Though any shipper can use the product, it is being marketed to small to midsize shippers, because they generally have fewer resources than larger shippers to manage shipping dynamics that aren't their core competency, Ducker said. Offering an "if it fits, it ships" approach to shipping will dramatically simplify the process for the small to midsize segment, which accounts for most of the unit's growth as measured in average daily volumes, Ducker said.

By providing a flat rate for whatever fits in the boxes, the product also appears to move the LTL industry closer to a more uniform approach to pricing and further away from the commodity "classification" formula that has governed LTL rates for 80 years. Under the scheme, goods are classified based on four elements—density, stowability, handling, and liability—that reflect a shipment's "transportability." Critics maintain the classification system fails to accurately calibrate a carrier's cost of carriage with what it should charge. As a result, carriers routinely misclassify their freight and underprice their trailer space, critics have said.

Though an increasing number of carriers are using machines with technology that shows a shipment's dimensions and how much space it will occupy (FedEx Freight has 45 of those machines, according to Ducker), many still use tape measures and rulers to estimate a shipment's configuration and its fit. The problem is compounded by the industry's slow uptake of IT visibility tools, since it's hard for carriers to price what they cannot see.

Ducker said FedEx Freight does not view the product as dimensional pricing by another name. "We look at it as a product offering," he said, adding that "supplying packages to our customers is a FedEx hallmark." Still, he agrees with the basic premise that the industry needs to move away from the classification scheme because it erodes the providers' basic value proposition. "The only thing you are selling is space and speed."

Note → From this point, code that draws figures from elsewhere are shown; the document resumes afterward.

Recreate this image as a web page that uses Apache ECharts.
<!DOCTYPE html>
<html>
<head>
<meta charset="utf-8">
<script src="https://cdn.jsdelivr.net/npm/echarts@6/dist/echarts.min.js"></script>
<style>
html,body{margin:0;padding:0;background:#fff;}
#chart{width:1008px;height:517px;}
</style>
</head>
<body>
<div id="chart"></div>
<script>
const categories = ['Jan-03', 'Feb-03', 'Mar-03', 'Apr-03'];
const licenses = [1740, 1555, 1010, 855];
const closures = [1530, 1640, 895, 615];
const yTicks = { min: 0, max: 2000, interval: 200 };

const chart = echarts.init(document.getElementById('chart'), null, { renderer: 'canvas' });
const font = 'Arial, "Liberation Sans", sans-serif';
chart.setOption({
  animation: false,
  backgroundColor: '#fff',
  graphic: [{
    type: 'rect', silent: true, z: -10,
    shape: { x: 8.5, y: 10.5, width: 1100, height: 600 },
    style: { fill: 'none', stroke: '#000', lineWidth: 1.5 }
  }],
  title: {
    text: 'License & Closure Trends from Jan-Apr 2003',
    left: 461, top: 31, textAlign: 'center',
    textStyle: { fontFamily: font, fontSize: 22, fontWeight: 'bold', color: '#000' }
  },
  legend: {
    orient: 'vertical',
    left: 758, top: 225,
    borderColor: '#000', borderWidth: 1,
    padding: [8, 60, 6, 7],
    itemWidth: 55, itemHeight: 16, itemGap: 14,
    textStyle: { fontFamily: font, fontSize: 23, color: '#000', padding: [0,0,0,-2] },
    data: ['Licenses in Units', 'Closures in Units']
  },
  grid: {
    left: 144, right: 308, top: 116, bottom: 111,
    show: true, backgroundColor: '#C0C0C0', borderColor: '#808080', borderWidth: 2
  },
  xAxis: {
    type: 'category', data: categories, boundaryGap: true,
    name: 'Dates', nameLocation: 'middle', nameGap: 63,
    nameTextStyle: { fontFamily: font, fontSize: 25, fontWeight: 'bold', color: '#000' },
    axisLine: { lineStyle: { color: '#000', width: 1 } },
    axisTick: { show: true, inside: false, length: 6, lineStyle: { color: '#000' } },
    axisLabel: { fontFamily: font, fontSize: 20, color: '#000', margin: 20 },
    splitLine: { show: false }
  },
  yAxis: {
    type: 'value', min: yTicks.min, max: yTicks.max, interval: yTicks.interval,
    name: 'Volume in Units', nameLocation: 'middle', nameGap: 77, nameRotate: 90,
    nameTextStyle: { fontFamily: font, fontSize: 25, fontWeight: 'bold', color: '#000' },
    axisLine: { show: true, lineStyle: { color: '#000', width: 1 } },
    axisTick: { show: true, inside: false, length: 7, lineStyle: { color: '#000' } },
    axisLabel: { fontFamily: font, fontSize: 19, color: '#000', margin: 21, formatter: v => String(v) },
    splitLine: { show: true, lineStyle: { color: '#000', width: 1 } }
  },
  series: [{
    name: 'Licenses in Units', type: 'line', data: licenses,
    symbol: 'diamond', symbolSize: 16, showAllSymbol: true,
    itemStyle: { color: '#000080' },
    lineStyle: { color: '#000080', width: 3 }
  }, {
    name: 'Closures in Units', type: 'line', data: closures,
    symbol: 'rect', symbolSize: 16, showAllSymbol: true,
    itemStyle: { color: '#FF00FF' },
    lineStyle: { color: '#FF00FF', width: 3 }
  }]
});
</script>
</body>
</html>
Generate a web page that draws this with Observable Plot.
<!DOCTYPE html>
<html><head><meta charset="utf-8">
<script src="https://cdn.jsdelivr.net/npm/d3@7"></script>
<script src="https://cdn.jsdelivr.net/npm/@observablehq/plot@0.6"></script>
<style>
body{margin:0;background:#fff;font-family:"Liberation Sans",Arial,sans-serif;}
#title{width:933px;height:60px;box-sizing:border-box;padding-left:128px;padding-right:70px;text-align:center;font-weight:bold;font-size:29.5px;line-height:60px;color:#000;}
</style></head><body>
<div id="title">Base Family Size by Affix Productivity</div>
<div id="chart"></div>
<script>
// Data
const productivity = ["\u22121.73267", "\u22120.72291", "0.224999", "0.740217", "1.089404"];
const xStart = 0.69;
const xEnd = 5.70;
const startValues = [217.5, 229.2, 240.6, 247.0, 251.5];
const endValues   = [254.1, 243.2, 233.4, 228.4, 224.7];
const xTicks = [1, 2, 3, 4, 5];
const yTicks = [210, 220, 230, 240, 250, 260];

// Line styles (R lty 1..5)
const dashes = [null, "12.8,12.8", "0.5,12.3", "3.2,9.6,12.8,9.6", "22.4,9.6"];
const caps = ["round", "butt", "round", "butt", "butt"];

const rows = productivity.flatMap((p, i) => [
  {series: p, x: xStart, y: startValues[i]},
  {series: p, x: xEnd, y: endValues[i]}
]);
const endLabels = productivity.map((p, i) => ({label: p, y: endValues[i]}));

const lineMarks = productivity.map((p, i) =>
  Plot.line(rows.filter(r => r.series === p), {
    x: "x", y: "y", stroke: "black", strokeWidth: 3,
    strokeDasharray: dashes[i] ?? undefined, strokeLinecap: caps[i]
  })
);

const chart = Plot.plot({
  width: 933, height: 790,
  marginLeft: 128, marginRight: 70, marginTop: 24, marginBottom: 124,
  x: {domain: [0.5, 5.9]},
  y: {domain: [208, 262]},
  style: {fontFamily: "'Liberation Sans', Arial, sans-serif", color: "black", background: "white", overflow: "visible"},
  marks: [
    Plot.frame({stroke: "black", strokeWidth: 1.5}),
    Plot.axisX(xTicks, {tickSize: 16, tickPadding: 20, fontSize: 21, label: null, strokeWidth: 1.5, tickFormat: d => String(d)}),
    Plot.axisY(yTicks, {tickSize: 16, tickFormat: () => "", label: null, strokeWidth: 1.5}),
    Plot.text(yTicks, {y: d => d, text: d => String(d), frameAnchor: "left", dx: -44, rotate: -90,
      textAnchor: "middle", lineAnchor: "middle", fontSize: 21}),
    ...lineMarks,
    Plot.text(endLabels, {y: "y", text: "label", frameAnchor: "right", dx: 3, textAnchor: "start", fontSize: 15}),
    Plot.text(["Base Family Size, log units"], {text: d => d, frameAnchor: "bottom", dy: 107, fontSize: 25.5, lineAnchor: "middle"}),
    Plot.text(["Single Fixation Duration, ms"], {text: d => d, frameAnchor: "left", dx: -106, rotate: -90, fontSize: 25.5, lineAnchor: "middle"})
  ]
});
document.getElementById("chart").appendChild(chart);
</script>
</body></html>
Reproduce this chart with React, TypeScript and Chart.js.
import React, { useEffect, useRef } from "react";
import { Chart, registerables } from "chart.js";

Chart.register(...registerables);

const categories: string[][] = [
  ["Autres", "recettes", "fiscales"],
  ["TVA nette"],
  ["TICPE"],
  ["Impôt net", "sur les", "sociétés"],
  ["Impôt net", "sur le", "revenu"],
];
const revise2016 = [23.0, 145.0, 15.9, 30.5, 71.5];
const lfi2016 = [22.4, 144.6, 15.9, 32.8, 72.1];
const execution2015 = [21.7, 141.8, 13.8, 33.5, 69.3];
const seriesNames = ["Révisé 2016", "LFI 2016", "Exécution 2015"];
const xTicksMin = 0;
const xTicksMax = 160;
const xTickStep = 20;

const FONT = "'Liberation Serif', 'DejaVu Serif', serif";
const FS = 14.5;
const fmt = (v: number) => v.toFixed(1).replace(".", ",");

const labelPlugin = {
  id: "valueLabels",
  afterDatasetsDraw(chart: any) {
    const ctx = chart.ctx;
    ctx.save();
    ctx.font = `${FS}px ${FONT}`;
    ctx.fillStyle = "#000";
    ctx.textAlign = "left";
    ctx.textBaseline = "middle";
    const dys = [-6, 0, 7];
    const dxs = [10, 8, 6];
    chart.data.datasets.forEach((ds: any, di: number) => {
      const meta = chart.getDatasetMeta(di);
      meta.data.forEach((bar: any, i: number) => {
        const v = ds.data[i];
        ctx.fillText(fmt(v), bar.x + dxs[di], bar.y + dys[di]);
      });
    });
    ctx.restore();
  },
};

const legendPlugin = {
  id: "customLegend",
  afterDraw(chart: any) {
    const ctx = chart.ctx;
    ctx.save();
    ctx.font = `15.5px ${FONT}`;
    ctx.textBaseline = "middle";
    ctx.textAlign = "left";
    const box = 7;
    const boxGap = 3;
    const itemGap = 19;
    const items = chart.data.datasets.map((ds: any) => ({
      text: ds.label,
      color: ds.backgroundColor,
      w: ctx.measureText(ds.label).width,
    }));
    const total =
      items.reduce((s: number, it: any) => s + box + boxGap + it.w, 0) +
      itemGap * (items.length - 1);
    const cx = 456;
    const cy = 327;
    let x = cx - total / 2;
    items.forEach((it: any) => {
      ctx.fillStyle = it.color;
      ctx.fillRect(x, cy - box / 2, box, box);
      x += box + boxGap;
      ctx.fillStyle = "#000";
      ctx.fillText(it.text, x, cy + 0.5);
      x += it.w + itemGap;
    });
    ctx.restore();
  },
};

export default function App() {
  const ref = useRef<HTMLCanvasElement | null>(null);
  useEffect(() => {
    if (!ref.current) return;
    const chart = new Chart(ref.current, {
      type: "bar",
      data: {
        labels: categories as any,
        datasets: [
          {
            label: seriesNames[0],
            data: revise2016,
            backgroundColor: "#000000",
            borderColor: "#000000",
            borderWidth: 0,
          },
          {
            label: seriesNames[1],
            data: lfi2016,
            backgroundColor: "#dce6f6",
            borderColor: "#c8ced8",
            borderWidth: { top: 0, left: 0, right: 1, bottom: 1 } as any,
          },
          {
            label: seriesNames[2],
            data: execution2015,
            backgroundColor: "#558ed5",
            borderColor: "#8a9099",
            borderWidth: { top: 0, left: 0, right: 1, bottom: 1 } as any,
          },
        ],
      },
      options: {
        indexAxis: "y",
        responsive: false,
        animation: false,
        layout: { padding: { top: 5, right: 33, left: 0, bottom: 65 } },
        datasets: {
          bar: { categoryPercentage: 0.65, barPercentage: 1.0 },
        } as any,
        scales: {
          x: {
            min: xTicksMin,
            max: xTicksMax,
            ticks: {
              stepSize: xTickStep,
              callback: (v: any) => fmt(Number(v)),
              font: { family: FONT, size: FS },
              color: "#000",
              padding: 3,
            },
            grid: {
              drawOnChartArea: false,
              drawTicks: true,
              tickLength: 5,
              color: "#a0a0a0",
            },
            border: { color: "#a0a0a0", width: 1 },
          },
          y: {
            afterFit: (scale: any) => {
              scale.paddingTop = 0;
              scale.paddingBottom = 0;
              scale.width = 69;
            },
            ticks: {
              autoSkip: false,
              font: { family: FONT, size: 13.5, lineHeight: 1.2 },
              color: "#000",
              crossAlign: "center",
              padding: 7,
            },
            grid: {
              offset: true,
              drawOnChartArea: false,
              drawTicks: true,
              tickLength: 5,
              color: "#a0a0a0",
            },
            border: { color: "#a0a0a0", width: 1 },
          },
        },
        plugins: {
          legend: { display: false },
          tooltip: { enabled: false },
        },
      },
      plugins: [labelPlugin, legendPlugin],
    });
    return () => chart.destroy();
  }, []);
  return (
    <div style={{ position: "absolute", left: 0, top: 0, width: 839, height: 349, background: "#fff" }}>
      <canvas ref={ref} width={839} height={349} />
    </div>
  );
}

Ducker took the helm of FedEx Freight in January 2015, after a stint as chief operating officer of FedEx Express, FedEx's air and international unit. FedEx's parcel business has for decades used specialized technology tools to measure the dimensions of shipments to ensure proper compensation for their carriage.

Editor's note: An earlier online version of this story erroneously stated that discounts would apply to the service. The service is not discounted.